Kennedy called his invention the neurotrophic electrode. Soon after he came up with it, he quit his academic post at Georgia Tech and started up a biotech company called Neural Signals. In 1996, after years of animal testing, Neural Signals received approval from the FDA to implant Kennedy’s cone electrodes in human patients, as a possible lifeline for people who had no other way to move or speak. And in 1998, Kennedy and his medical collaborator, Emory University neurosurgeon Roy Bakay, took on the patient who would make them scientific celebrities.
Johnny Ray was a 52-year-old drywall contractor and Vietnam veteran who had suffered a stroke at the base of his brain. The injury had left him on a ventilator, stuck in bed, and paralyzed except for slight twitchings of his face and shoulder. He could answer simple questions by blinking twice for “yes” and once for “no.”
Since Ray’s brain had no way to pass its signals down into his muscles, Kennedy tried to wiretap Ray’s head to help him communicate. Kennedy and Bakay placed electrodes in Ray’s primary motor cortex, the patch of tissue that controls basic voluntary movements. (They found the perfect spot by first putting Ray into an MRI machine and asking him to imagine moving his hand. Then they put the implant on the spot that lit up most brightly in his fMRI scans.) Once the cones were in place, Kennedy hooked them up to a radio transmitter implanted on top of Ray’s skull, just beneath the scalp.
Three times a week, Kennedy worked with Ray, trying to decode the waves from his motor cortex and then turn them into actions. As time went by, Ray learned to modulate the signals from his implant just by thinking. When Kennedy hooked him up to a computer, he was able to use those modulations to control a cursor on the screen (albeit only along a line from left to right). Then he’d twitch his shoulder to trigger a mouseclick. With this setup, Ray could pick out letters from an onscreen keyboard and very slowly spell out words.

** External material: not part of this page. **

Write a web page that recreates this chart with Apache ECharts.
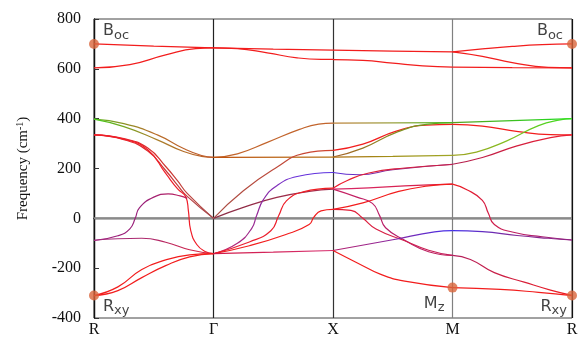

“This is right on the cutting edge, it’s Star Wars stuff,” Bakay told an audience of fellow neurosurgeons in October 1998. A few weeks later, Kennedy presented their results at the annual conference of the Society for Neuroscience. That was enough to send the Amazing Story of Johnny Ray—once locked in, now typing with his mind—into newspapers all around the country and the world. That December both Bakay and Kennedy were guests on Good Morning America. In January 1999, news of their experiment appeared in The Washington Post. “As Philip R. Kennedy, physician and inventor, prepares a paralyzed man to operate a computer with his thoughts,” the article began, “it briefly seems possible a historic scene is unfolding in this hospital room and that Kennedy might be a new Alexander Graham Bell.”